Brown, Ramos, Liu and Garner: Finding the Right Words
By Angelo Falcón (December 22, 2014)
The murders of Police Officers Ramos and Liu and of Michael Brown and
Eric Garner, all persons of color, expose the insanity we are experiencing
today where those whose mission is to serve and protect are compromised
by a police culture that in extreme does the opposite, and too many of
those who are in more need of protection fear their protectors. The image
of a Mayor de Blasio at Woodhull hospital walking past those grieving
and frustrated cops with their backs turned to him put in stark relief
the failure of a so-called progressive discourse to bring a city and nation
together. It all points to a broken discourse, the loss of a language
adequate enough to connect racially discordant voices. At a moment like
this, we all lack the right words and desperately try to connect via the
simplicity of the hashtag.
But our political leaders all seem to relish in using the wrong words. There is the Mayor and his supporters whose bi-racial political relations have generated both racial harmony and discord. A police leadership engaged in a deadly game of brinksmanship in an alliance with a racially insensitive rightwing. And then all those people in between, the families of the victims of police abuse, and the families of the abused police. We even debate the slogans of competing T-shirts using the ultimate currency of death, social and human.

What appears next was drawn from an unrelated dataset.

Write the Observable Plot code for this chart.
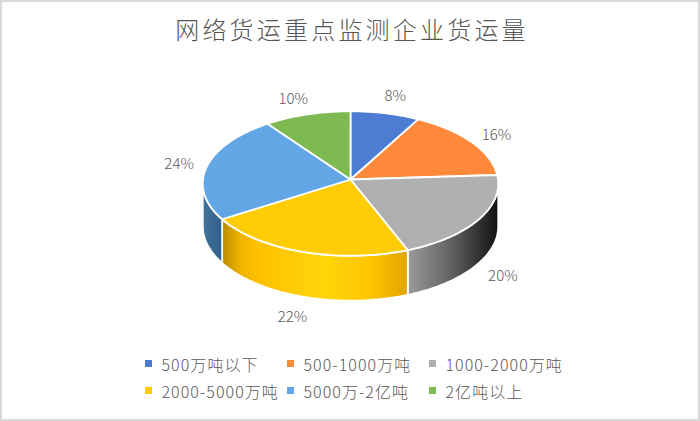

Where we go from here is anybody's guess. How will the Mayor handle the funerals of the murdered police officers? Who will be ultimately held to account? Al Sharpton? The White police officers who killed Michael Brown and Eric Garner? Mayor de Blasio and the protesters? Or will we be able to look at all the human damage and finally accept the realities of a system that feeds off of this society's racial and class divisions and tries to make us all socially numb in ways that divert our eyes from who and what ultimately really benefits.
But, for the moment, we need to acknowledge that we don't currently have the words, the language, to support the healing and understanding required. How do we console and support the families involved? How do we dial down the divisive and unproductive rhetoric? We all desperately need to find those words and language together that bring us to a better understanding of the bigger picture within which we will all thrive or, ultimately, destroy ourselves.